Margaret Sanger, "An Open Letter to Cardinal Patrick J. Hayes," 28 May 1928.
Source: "Margaret Sanger Papers, Library of Congress.Library of Congress Microfilm 130:435."
My attention has just been called to your statement to the delegates at the 18th Annual Convention of the Catholic Press Association, reported in the New York Evening Sun of May 25th, 1928.
You are quoted as saying, in your welcome to the delegates on behalf of the Diocese of New York, that you are “in full agreement that the church should be kept out of politics-- And at the same time let us have the Catholic press keep out of politics.”

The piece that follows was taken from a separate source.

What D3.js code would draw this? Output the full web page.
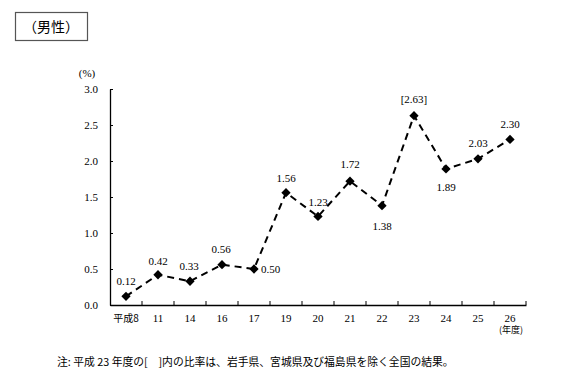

The American Birth Control League, Inc. is deeply interested in this statement. Every year the League sponsors a bill at Albany which, if passed, would permit physicians to give Birth Control advice to married persons. Every year the only opposition comes from the Roman Catholic Church, through the Dioceses of Albany and New York, and from the Associated Catholic Charities of the state of New York.
When our representatives were interviewing members of Congress at Washington two years ago, they found Catholics, directed by the National Catholic Welfare Council, lobbying against any change in the Federal law governing the distribution or importation of Birth Control information or materials.
Does your statement mean that in future the Catholic Church will keep out of politics where legislation on Birth Control is concerned, and will your Church cease its policy of intimidation of those members of Congress and of the New York Legislature who do not think as you do, but who have been threatened, in the past, with defeat if they voted for our bills?
We entirely agree with your reported statement that “the church should be kept out of politics.” Is the statement attributed to you correct, and what does it imply? Many thousands of married people in New York State are interested in your answer.